The browser wars just kicked off again as Apple’s CEO announced a new Windows rival for market leaders Microsoft Explorer and Mozilla Firefox.
Declaring himself ready to “dream big,” Steve Jobs declared that he wanted his company to expand on the the 4.9% market share currently enjoyed by his Safari browser, which until now has only been available on the Apple platform.
Speaking at a conference of developers for Apple products in San Francisco, Jobs insisted that the new Safari browser was “the fastest browser on Windows”, claiming it whizzed along at twice the speed of Internet Explorer.
Au Revoir Bonjour
Keen to try this out for ourselves, we downloaded a beta copy from the Apple website and hit the install button.
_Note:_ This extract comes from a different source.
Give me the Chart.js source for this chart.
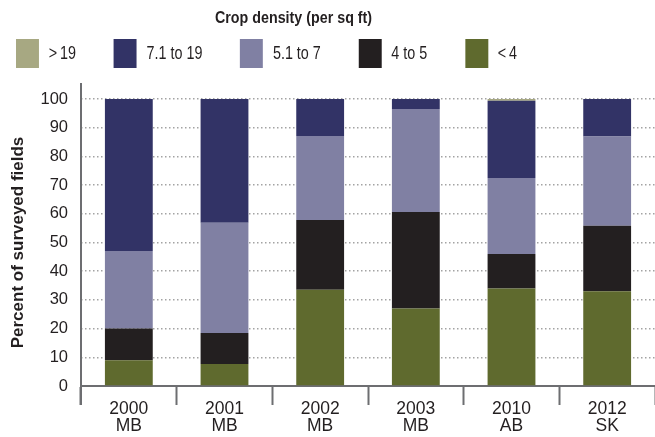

“Bonjour” what?! we thought to ourselves (Apparently the Mac savvy at DL were amazed that we’d lead such sheltered lives), so we read on and learnt that it lets the browser “detect shared devices on our local network and make them available to us.”
We’ve no idea what it was going on about and would suggest that most regular Windows users would be completely baffled too, so it was a hardly a good start – or a good advert – for Apple’s much trumpeted user friendliness*.
After instructing the program to leave our local network well alone, we fired up Safari to be greeted with a none-more-Mac interface that clearly retained a close family likeness to their popular iTunes app.
Safari vs Firefox
We can’t say that we’re fans of the flat’n’grey Safari look (we hope there’ll be skins made available soon), but the thing was certainly nippy, roundly trumping the bloated behemoth that is IE.
Against our browser of choice, Firefox v2.0.04, it was very much a mixed picture.
Yahoo loaded a good three seconds faster on Safari but the browser fell apart when it came to a head to head visit to the Guardian website, with Firefox registering 9 seconds against Safari’s disastrous 21 seconds.
After testing both browsers on a host of other mainstream and less well known sites, the results remained a mixed bag, with neither significantly outperforming the other overall, although Safari remained considerably faster than IE throughout.
Font smoothing
We did note, however, that our Logitech mouse’s auto scroll and back/next functions refused to work with Safari, but a much bigger irritation was the inability to turn off the ruddy font smoothing, which Apple seem to like so much (in edit -> preferences you can only turn the smoothing down to ‘light’ which is still too much for our tastes).
Some people may like that big, chunky smoothed font look, but we don’t, so can we turn it off now please, Mr Jobs?!
Another minor irritation was the discovery that you can’t resize the browser from the top, and you can’t drag images off web pages straight into image editing programs like Photoshop, as you can with Firefox.
It was the same story when we tried to drag highlighted text off a web page straight into apps like Homesite and EditPlus too, which, for us, is quite a major blow to productivity.
On a more upbeat note, we loved the way that Safari handled RSS feeds and we were impressed with the slickness of the bookmarks interface.
Steve Jobs said that he thought, “Windows users are going to be really impressed when they see how fast and intuitive web browsing can be with Safari,” an opinion we can’t quite concur with just yet, but with the program only in beta, it’s certainly one we’ll be returning to.
(* after asking a few blank faced Apple users we finally discovered that Bonjour with Safari lets you share bookmarks and other stuff with people on your local network – but only if they’re using Safari too.)